SET PROBLEM
Reproduce exactly the section that begins at the line containing "Clone this chart" and ends at the line containing "const yTicksA = [0, 50, 100, 150];", both lines included; omit all other lines.

MATERIAL SUPPLIED

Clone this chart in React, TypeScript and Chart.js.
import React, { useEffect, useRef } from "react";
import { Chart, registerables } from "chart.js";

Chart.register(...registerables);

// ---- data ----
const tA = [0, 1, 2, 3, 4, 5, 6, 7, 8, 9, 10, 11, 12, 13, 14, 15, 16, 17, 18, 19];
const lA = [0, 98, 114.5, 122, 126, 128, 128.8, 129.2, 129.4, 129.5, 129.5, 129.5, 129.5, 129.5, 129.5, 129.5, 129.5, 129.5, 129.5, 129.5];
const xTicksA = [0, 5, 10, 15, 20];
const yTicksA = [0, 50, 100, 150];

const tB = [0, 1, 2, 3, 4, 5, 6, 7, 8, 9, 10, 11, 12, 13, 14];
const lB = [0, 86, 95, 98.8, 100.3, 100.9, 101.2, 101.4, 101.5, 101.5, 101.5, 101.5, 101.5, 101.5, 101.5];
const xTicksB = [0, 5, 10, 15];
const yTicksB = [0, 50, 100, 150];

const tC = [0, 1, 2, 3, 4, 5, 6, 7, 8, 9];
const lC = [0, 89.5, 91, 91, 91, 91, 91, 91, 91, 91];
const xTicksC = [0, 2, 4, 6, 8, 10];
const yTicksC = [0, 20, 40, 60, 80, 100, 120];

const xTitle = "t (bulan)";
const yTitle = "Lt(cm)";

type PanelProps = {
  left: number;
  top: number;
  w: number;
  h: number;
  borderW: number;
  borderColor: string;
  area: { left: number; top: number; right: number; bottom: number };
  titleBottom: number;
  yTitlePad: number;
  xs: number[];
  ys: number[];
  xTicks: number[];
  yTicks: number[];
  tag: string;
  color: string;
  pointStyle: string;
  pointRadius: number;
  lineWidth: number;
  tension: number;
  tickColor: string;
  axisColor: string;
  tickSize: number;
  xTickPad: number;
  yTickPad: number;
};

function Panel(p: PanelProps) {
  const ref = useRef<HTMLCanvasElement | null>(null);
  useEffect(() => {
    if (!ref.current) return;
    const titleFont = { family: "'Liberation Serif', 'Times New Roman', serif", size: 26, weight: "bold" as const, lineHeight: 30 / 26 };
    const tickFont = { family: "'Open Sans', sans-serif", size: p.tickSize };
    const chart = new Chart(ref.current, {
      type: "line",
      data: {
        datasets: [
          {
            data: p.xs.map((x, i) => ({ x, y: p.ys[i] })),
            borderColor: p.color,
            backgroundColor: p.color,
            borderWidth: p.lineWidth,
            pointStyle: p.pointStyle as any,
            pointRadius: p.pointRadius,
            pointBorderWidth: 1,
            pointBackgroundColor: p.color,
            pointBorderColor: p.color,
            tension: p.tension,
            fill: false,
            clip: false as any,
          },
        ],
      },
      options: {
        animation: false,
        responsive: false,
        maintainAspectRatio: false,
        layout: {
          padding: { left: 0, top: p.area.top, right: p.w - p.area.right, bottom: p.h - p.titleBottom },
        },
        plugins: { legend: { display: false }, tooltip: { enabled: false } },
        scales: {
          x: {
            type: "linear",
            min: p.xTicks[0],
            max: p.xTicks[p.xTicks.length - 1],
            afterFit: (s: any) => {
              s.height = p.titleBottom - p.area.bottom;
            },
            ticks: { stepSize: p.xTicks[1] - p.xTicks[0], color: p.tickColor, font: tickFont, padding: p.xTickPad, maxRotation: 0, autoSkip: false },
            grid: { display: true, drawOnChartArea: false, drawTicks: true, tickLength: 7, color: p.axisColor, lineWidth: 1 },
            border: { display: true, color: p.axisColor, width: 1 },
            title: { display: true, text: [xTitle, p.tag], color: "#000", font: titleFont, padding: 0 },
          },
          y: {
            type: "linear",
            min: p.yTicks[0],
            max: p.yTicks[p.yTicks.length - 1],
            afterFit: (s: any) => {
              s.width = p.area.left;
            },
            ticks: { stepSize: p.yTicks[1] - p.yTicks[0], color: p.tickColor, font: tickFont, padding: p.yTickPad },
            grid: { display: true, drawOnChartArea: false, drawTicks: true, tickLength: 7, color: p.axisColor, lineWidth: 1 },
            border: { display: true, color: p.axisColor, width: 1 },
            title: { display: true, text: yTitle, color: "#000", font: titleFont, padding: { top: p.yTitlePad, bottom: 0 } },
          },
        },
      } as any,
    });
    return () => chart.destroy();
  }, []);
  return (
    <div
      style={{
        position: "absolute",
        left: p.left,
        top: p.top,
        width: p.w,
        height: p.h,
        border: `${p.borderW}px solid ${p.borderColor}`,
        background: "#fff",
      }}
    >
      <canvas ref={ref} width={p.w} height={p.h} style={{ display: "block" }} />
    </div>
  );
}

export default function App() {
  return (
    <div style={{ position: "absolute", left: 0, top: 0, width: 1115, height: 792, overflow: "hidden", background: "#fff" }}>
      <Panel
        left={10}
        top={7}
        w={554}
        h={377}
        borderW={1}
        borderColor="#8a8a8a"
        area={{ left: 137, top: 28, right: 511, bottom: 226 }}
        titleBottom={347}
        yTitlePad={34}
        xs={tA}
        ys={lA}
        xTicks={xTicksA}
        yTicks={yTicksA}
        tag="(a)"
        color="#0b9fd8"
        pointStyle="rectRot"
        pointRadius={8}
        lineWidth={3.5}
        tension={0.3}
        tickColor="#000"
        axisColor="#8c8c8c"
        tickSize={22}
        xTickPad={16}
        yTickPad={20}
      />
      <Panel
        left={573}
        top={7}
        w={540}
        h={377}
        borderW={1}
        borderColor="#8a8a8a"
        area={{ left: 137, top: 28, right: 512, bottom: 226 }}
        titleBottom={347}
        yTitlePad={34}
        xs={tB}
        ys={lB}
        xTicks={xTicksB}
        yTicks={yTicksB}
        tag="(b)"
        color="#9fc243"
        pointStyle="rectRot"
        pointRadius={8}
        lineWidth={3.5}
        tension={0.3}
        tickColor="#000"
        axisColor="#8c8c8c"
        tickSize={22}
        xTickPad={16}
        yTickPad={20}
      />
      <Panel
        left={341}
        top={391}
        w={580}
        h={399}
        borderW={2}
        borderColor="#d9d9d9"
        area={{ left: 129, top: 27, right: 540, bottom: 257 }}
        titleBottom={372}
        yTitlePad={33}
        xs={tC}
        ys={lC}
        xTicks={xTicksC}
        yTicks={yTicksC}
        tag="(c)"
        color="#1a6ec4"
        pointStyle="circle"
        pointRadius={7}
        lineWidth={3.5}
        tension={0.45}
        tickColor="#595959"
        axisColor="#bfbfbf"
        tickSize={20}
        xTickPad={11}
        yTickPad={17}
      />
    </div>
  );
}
==
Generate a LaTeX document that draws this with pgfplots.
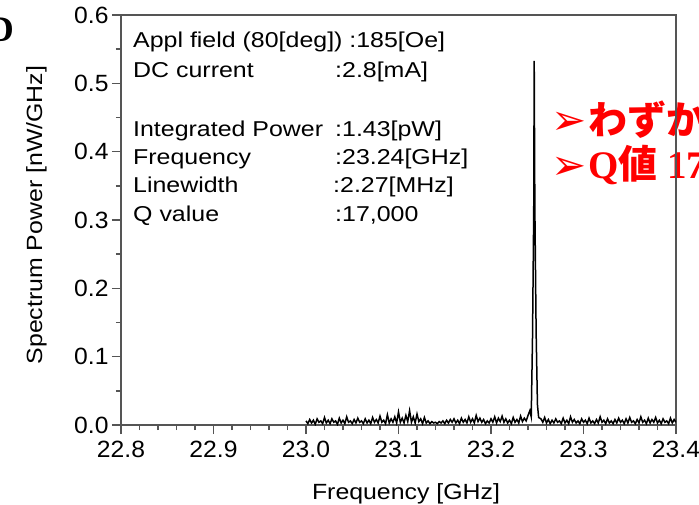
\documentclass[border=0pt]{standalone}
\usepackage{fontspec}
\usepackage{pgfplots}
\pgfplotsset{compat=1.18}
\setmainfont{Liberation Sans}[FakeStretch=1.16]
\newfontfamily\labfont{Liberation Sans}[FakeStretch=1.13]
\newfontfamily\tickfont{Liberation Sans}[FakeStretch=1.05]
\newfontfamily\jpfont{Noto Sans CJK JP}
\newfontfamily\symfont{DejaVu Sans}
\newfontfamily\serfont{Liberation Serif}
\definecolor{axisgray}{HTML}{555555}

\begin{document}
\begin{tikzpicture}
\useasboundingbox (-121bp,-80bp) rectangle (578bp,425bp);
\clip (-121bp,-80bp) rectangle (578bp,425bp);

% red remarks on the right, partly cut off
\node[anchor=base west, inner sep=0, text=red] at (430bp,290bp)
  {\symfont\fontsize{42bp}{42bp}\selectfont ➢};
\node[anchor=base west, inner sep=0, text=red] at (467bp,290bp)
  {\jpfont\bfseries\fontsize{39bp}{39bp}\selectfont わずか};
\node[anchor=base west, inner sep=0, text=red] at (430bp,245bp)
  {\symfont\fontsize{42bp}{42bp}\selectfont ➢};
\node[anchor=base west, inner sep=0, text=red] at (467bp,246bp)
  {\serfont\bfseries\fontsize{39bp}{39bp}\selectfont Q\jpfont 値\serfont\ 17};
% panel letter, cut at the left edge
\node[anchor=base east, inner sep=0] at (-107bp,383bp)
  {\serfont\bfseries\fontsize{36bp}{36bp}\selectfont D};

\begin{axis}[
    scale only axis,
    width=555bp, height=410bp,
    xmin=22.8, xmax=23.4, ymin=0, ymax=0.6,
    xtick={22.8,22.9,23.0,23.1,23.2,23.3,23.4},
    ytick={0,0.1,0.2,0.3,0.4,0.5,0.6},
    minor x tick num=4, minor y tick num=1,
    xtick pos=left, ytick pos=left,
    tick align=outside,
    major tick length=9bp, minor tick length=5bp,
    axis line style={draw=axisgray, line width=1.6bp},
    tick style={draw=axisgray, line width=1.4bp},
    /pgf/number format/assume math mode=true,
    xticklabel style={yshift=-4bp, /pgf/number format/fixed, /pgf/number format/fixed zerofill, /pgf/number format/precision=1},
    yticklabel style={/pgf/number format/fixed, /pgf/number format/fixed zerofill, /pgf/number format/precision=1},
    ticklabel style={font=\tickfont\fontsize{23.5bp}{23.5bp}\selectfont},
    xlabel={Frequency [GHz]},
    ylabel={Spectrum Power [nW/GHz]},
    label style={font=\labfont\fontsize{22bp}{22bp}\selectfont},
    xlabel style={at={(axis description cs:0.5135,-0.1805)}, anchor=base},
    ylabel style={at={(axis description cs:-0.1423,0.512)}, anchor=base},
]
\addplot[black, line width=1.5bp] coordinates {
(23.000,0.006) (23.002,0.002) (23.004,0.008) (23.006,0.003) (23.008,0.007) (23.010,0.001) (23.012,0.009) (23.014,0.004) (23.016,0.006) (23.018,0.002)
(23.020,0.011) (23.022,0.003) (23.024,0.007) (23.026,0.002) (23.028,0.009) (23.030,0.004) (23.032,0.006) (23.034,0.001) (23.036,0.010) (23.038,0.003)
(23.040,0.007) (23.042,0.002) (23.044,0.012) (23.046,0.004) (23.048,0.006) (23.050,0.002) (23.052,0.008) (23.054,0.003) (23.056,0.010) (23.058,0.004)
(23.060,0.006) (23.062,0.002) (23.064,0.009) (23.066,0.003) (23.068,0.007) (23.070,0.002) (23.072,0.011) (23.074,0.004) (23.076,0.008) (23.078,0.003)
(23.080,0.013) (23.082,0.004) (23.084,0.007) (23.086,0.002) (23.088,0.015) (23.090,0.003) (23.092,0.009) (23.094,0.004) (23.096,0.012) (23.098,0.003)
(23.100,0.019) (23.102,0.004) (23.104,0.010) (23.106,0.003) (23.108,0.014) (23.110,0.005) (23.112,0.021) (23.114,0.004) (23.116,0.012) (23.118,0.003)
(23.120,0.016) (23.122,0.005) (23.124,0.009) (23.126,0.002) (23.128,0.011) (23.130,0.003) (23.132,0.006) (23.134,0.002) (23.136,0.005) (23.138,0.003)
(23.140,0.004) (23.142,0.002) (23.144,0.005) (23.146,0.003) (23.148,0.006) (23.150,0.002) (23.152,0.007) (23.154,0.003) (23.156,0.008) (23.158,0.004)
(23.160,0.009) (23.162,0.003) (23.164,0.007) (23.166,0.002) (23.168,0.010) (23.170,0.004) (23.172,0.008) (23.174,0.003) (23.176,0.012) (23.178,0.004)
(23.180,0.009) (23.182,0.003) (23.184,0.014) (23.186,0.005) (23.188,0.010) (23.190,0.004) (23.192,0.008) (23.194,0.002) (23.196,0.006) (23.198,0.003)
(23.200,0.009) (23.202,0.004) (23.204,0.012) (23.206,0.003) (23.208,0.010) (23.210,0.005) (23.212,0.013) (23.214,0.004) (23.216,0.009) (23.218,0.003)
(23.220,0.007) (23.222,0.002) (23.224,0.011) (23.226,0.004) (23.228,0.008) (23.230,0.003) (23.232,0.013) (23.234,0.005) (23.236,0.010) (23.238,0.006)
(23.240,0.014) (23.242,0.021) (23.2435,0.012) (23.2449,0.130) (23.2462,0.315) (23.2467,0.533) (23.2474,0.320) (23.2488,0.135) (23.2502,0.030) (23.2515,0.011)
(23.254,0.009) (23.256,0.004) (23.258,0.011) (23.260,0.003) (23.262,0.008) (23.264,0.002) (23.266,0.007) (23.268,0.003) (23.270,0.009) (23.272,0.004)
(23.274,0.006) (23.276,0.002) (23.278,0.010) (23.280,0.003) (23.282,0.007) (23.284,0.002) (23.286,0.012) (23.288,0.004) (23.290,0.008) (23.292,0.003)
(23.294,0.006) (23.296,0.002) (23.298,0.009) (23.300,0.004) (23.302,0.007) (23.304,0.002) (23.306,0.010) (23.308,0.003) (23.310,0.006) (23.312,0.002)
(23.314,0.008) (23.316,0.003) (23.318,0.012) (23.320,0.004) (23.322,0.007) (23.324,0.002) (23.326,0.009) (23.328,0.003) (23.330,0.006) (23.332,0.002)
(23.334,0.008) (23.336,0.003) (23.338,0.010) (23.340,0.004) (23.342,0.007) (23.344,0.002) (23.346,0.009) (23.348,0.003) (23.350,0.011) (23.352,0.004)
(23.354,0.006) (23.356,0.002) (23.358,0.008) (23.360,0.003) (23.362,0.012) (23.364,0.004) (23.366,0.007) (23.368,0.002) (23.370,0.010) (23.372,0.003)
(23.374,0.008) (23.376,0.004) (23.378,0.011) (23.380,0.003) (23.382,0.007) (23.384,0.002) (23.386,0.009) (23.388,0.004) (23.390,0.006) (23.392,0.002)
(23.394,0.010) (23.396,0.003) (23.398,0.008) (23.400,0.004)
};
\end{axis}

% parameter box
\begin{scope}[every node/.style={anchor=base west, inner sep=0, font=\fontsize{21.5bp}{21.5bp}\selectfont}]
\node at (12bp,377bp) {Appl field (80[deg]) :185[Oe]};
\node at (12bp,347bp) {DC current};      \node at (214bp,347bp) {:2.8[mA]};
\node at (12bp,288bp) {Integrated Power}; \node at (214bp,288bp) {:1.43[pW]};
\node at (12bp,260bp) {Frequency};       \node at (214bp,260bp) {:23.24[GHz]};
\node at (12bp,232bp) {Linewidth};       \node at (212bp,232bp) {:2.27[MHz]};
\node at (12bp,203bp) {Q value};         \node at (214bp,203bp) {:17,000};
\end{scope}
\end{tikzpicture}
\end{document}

REPLY
Clone this chart in React, TypeScript and Chart.js.
import React, { useEffect, useRef } from "react";
import { Chart, registerables } from "chart.js";

Chart.register(...registerables);

// ---- data ----
const tA = [0, 1, 2, 3, 4, 5, 6, 7, 8, 9, 10, 11, 12, 13, 14, 15, 16, 17, 18, 19];
const lA = [0, 98, 114.5, 122, 126, 128, 128.8, 129.2, 129.4, 129.5, 129.5, 129.5, 129.5, 129.5, 129.5, 129.5, 129.5, 129.5, 129.5, 129.5];
const xTicksA = [0, 5, 10, 15, 20];
const yTicksA = [0, 50, 100, 150];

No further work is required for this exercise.